*DIRECTION*: Print the listing from its top line through the line containing "(0,0) rectangle (1042,715);", nothing more, and leave out the pictures.

*INFORMATION SHOWN*:
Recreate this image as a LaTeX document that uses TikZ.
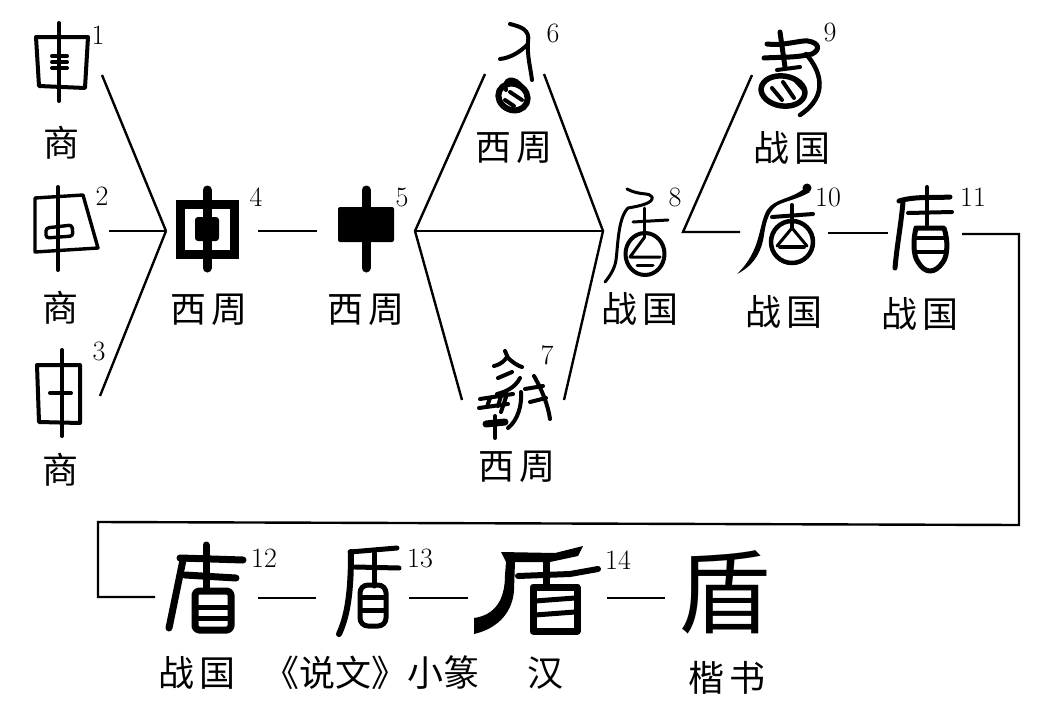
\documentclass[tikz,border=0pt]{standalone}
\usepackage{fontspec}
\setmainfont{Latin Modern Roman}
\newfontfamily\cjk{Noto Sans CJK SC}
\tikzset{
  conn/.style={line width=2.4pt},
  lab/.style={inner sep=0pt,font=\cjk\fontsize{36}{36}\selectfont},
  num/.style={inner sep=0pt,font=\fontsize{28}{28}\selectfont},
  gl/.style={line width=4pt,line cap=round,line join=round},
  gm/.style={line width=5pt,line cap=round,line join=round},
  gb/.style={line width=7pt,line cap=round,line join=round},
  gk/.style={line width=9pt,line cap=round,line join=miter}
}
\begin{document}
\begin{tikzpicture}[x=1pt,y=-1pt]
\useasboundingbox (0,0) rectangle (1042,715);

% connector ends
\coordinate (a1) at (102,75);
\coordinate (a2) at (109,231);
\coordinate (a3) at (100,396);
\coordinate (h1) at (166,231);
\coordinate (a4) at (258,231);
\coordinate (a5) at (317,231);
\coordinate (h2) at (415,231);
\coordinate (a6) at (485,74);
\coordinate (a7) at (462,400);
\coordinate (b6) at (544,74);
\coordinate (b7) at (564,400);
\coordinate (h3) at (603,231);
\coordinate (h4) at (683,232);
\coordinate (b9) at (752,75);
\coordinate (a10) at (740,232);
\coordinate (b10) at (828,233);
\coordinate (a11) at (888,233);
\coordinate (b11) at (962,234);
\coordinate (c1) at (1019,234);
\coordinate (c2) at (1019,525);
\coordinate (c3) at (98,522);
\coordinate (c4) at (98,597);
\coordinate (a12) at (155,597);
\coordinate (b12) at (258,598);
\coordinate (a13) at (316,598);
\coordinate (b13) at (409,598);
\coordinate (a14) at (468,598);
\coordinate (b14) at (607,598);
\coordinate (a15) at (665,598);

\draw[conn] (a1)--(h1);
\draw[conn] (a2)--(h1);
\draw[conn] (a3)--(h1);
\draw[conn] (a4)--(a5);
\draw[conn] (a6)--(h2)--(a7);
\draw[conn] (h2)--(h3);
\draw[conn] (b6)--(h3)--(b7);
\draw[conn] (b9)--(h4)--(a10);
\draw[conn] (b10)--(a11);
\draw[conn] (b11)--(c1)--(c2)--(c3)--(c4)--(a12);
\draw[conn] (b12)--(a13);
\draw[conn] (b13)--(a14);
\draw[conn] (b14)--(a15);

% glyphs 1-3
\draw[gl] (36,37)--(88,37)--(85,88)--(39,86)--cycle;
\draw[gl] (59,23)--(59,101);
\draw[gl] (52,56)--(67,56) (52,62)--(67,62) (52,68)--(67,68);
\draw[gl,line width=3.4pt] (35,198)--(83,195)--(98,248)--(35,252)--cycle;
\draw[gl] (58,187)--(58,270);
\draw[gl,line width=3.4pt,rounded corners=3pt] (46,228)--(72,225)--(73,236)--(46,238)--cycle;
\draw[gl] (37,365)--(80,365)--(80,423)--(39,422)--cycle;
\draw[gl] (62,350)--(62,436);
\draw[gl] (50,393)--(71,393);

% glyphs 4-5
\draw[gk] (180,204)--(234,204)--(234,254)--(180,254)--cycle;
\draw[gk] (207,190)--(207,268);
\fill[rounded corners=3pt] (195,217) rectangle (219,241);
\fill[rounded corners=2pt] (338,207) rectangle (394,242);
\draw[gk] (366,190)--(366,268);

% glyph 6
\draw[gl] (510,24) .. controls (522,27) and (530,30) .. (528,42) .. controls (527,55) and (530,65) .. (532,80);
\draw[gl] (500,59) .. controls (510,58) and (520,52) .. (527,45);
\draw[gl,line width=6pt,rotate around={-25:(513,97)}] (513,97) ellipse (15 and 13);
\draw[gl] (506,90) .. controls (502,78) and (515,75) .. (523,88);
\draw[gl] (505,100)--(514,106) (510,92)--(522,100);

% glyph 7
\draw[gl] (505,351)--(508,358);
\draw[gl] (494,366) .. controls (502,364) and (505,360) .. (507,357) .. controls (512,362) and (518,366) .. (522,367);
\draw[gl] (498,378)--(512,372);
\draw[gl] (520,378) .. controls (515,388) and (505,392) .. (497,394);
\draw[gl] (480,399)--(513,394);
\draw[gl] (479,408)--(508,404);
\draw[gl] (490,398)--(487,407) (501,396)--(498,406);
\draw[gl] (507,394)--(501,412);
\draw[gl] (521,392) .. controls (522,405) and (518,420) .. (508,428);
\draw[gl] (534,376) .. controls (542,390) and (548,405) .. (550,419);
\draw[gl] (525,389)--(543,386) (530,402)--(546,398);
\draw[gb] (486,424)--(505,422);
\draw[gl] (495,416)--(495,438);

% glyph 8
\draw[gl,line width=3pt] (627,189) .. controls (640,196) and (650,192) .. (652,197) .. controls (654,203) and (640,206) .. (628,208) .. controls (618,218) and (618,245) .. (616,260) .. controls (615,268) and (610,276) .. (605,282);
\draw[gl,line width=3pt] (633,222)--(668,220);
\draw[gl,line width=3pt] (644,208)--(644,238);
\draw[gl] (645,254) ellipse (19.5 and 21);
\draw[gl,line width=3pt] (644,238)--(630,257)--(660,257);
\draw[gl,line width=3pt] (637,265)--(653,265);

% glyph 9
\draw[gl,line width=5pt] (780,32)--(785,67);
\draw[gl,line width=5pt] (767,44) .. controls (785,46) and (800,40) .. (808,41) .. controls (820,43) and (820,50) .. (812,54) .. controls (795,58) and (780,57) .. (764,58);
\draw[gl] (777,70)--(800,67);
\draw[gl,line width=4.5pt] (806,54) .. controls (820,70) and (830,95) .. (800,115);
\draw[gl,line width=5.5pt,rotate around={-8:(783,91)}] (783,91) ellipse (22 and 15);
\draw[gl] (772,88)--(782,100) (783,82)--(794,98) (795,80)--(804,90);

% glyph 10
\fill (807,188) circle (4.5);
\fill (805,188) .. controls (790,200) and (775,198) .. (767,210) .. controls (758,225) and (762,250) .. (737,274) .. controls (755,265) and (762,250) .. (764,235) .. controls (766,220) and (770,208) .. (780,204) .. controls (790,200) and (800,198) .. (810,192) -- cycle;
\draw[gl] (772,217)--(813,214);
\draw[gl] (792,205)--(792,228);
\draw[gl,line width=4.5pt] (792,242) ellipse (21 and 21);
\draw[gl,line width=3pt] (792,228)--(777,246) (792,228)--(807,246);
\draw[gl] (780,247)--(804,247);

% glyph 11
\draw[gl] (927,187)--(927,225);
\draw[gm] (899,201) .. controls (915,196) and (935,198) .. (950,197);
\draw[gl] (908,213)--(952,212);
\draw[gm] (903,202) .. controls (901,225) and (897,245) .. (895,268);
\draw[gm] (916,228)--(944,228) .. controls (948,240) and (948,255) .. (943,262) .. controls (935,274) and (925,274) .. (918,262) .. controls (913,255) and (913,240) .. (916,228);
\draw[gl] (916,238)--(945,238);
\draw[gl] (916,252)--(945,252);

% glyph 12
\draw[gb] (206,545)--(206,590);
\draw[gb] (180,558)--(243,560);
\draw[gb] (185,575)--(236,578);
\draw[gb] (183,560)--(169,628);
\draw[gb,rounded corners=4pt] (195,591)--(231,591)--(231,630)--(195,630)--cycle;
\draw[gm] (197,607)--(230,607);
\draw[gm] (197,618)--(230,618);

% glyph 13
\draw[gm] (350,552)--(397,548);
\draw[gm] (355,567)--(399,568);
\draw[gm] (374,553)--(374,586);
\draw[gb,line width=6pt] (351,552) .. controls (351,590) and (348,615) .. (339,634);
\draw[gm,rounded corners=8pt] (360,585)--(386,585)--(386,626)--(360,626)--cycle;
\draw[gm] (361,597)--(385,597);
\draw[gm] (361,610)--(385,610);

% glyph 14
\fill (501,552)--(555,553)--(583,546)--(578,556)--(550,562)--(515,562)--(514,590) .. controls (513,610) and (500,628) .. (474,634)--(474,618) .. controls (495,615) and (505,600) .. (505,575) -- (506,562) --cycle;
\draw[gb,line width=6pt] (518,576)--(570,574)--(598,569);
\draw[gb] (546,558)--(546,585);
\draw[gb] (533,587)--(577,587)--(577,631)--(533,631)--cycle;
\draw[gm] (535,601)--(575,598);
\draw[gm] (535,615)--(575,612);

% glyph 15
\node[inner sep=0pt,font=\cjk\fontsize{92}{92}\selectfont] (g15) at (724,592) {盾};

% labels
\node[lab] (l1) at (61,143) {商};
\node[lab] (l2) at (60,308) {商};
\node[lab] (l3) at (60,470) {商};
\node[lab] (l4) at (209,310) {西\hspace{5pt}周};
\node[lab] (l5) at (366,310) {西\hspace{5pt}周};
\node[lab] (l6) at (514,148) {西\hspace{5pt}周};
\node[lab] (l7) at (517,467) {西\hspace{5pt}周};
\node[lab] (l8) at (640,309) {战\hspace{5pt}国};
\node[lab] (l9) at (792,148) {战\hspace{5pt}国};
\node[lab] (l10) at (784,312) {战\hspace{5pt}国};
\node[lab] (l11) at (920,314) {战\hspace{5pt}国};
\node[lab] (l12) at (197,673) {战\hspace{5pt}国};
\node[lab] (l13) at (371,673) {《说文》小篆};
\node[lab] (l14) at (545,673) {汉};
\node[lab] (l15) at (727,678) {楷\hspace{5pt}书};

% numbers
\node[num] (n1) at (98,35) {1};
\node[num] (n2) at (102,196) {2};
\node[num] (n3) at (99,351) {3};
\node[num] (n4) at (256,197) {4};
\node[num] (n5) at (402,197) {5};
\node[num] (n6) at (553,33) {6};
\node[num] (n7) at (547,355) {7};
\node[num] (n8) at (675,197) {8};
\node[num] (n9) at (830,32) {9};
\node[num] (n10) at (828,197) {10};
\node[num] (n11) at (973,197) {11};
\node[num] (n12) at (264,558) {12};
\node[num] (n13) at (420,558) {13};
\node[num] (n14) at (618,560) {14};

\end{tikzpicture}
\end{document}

*RESPONSE TO THIS EXERCISE*:
Recreate this image as a LaTeX document that uses TikZ.
\documentclass[tikz,border=0pt]{standalone}
\usepackage{fontspec}
\setmainfont{Latin Modern Roman}
\newfontfamily\cjk{Noto Sans CJK SC}
\tikzset{
  conn/.style={line width=2.4pt},
  lab/.style={inner sep=0pt,font=\cjk\fontsize{36}{36}\selectfont},
  num/.style={inner sep=0pt,font=\fontsize{28}{28}\selectfont},
  gl/.style={line width=4pt,line cap=round,line join=round},
  gm/.style={line width=5pt,line cap=round,line join=round},
  gb/.style={line width=7pt,line cap=round,line join=round},
  gk/.style={line width=9pt,line cap=round,line join=miter}
}
\begin{document}
\begin{tikzpicture}[x=1pt,y=-1pt]
\useasboundingbox (0,0) rectangle (1042,715);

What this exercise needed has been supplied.